O xerém que nos foi servido em crônica de alguns dias pelo joffiliano Thomas Bruno, ele ressaboreando um café ainda sob o quente aroma de sua infância, deu água na boca de um outro menino remoto, aborrecido do internato no Pio XI, que se agregou à casa de um tio, em Campina Grande, isto há pouco menos de oitenta anos. A casa ficava no Alto do Seixo ou dos Seixos que, com o tempo, deve ter perdido esse nome.
O velho Viana era primo distante de meu pai, ambos de origem caririzeira, acolhendo-me em sua casa mais pela boa vontade ou por mercê do espírito do que propriamente pelos recursos. A casa era mantida por um dos filhos, João Viana, que se conservou solteiro enquanto pôde ao lado dos pais e de quatro irmãs também solteiras, duas das quais solidárias com ele, pois qualidades e encantos casamenteiros não lhes faltavam.
“Como já falei, a mesa que cabe 7 cabe 8” – reafirmou com franqueza esse tio-de-bondade já deixando cair os braços aconchegantes em meus ombros, chamando-me a si na hora em que meu pai se despedia.
A sala, que não era grande, parece que já me esperava. Com os três quartos ocupados, não foi problema armar aí a minha rede num ângulo que não constrangia a circulação normal. A um canto, aproveitando a claridade de uma das duas janelas fronteiras, disponibilizava-se aberta a máquina de costura, a costureira ao lado, rosto e olhar a irradiarem sua clara e serena simpatia à novidade de minha chegada; na entrada para o corredor, em trajes de cozinha, as três outras irmãs, uma delas se desculpando por estar de saída para o expediente da escola onde ensinava.
Até chegar ali, largado o regime do internato, eu me sentia coisa nenhuma dentro de uma cidade autônoma de poder, força e orgulho, mais perto que me certificasse dentro dela, sentindo o rumor barulhento e pesado de sua artéria principal a fechar ângulo com o tinido ensurdecedor da rua Índios Cariris, para onde os carros do mundo inteiro vinham ser desamassados. Nessa rua a oficina de Luiz de Tem-tem, filho mais velho de Tio Viana, trocava as juntas de tampão dos caminhões ainda que recém-chegados de fábrica.
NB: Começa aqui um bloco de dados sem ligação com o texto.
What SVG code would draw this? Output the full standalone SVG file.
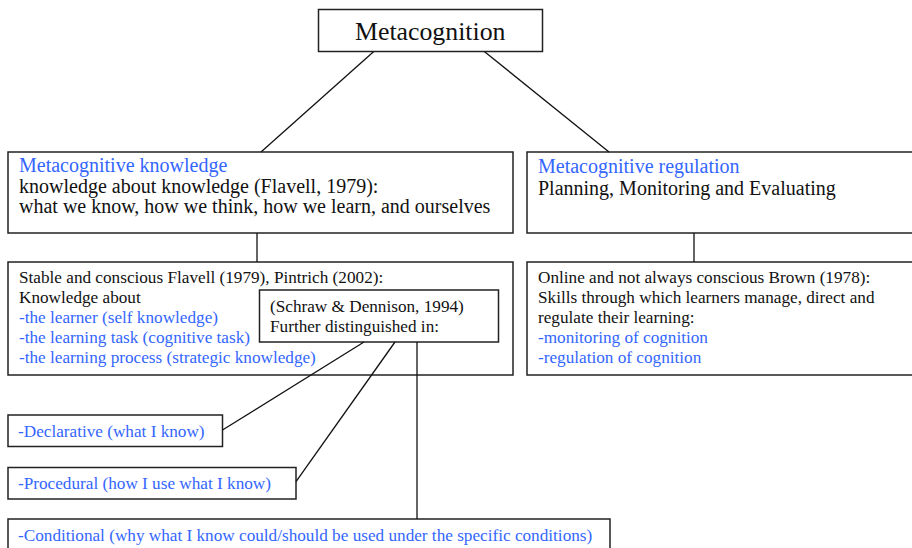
<svg xmlns="http://www.w3.org/2000/svg" width="912" height="548" viewBox="0 0 912 548">
<style>
.box{fill:#fff;stroke:#222;stroke-width:1.5}
.t{font-family:"Liberation Serif","Times New Roman",serif;fill:#111}
.b{fill:#3366ff}
.m{font-size:20px}
.s{font-size:17.2px}
.con line{stroke:#111;stroke-width:1.3}
</style>
<rect width="912" height="548" fill="#fff"/>
<g id="metacognition">
<rect class="box" x="318.5" y="9.5" width="224" height="42"/>
<text class="t" x="355" y="40" font-size="25.8">Metacognition</text>
</g>
<g id="mk">
<rect class="box" x="8" y="152" width="505" height="81"/>
<text class="t m" x="19" y="172"><tspan class="b">Metacognitive knowledge</tspan><tspan x="19" y="193">knowledge about knowledge (Flavell, 1979):</tspan><tspan x="19" y="213">what we know, how we think, how we learn, and ourselves</tspan></text>
</g>
<g id="mr">
<rect class="box" x="527" y="152" width="400" height="81"/>
<text class="t m" x="538" y="173"><tspan class="b">Metacognitive regulation</tspan><tspan x="538" y="195">Planning, Monitoring and Evaluating</tspan></text>
</g>
<g id="stable">
<rect class="box" x="8" y="262" width="505" height="113"/>
<text class="t s" x="19" y="283">Stable and conscious Flavell (1979), Pintrich (2002):<tspan x="19" y="303">Knowledge about</tspan><tspan class="b" x="19" y="323">-the learner (self knowledge)</tspan><tspan class="b" x="19" y="343">-the learning task (cognitive task)</tspan><tspan class="b" x="19" y="363">-the learning process (strategic knowledge)</tspan></text>
</g>
<g id="schraw">
<rect class="box" x="259.5" y="290" width="239" height="52"/>
<text class="t s" x="270" y="312">(Schraw &amp; Dennison, 1994)<tspan x="270" y="332">Further distinguished in:</tspan></text>
</g>
<g id="online">
<rect class="box" x="527" y="262" width="400" height="113"/>
<text class="t s" x="538" y="283">Online and not always conscious Brown (1978):<tspan x="538" y="303">Skills through which learners manage, direct and</tspan><tspan x="538" y="323">regulate their learning:</tspan><tspan class="b" x="538" y="343">-monitoring of cognition</tspan><tspan class="b" x="538" y="363">-regulation of cognition</tspan></text>
</g>
<g id="declarative">
<rect class="box" x="8" y="415" width="214.5" height="31.5"/>
<text class="t s b" x="18" y="437">-Declarative (what I know)</text>
</g>
<g id="procedural">
<rect class="box" x="8" y="467.5" width="288" height="31.5"/>
<text class="t s b" x="18" y="489">-Procedural (how I use what I know)</text>
</g>
<g id="conditional">
<rect class="box" x="8" y="519" width="602" height="40"/>
<text class="t s b" x="18" y="541">-Conditional (why what I know could/should be used under the specific conditions)</text>
</g>
<g class="con">
<line x1="373.5" y1="51.7" x2="261" y2="152"/>
<line x1="484.6" y1="51.7" x2="609" y2="152"/>
<line x1="257" y1="233" x2="257" y2="262"/>
<line x1="694" y1="233" x2="694" y2="262"/>
<line x1="364" y1="342" x2="222.5" y2="430"/>
<line x1="395" y1="342" x2="296" y2="481.7"/>
<line x1="417" y1="342" x2="417" y2="519"/>
</g>
</svg>
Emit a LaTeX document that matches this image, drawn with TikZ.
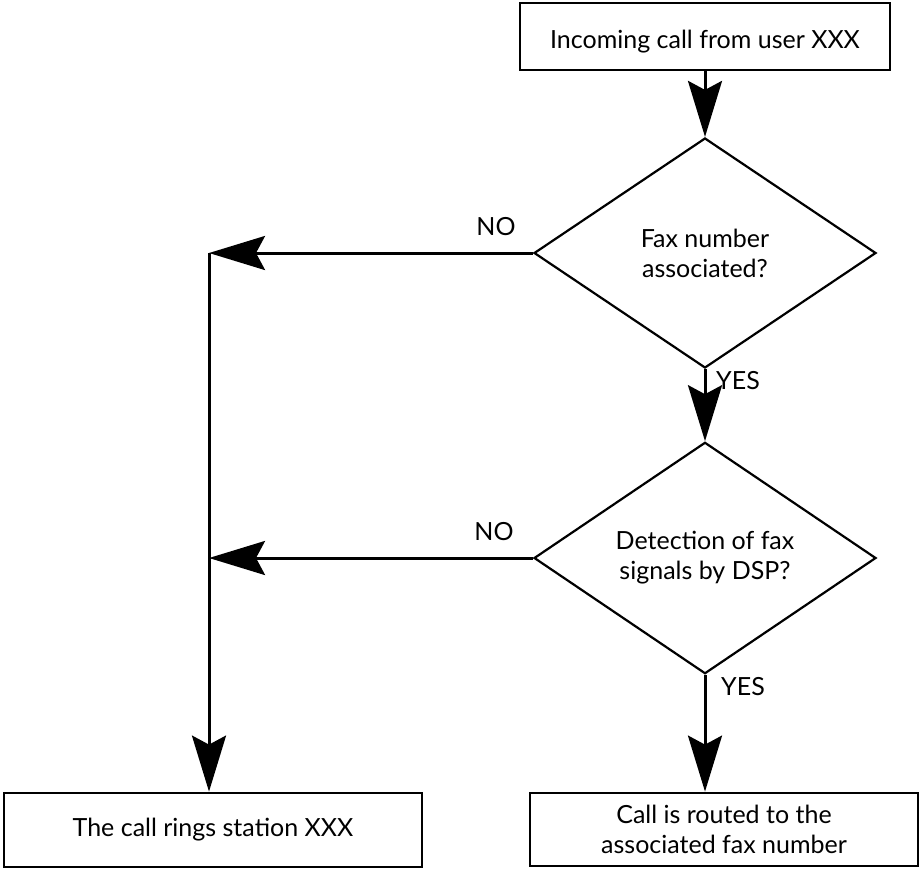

E que tudo isso tem a ver com o xerém servido pela crônica de infância do meu bom confrade?
Ora, xerém de leite de manhã, no jantar, com sobremesa da aposta ou torcida das companheiras diárias de pilão no futuro alegre do cantor de banheiro (Bonequita linda!), agregado que se tornara primo querido.
Foi a partir dessa estação feliz que passei a me apropriar da cidade e de mim mesmo. Se não sou lá essas coisas, se continuo a ter medo do mundo, tornei-me a partir daí dono das minhas pernas e da minha liberdade. Sou o que sempre quis. Com 90 anos, mais de setenta sem voltar a essa rua saudosa, ainda faço fé na loteria. Continuo nessa trilha de barro batido, mais estrada do que rua, donde se avistava a casa com história de Severino Procópio, seguida do hospital do pai de Babá, meu herói do vôlei, irmão do futuro prefeito Evaldo Cruz; ainda vejo o cinema São José, a rua Lino Gomes com Mazureik Morais atravessado na janela de casa, amigo da vida toda, pelo Açude Novo, subindo a 13 de maio e coroando a viagem que prometia ser longa ajudada pelos projetores do Capitólio, uma casa de sonhos.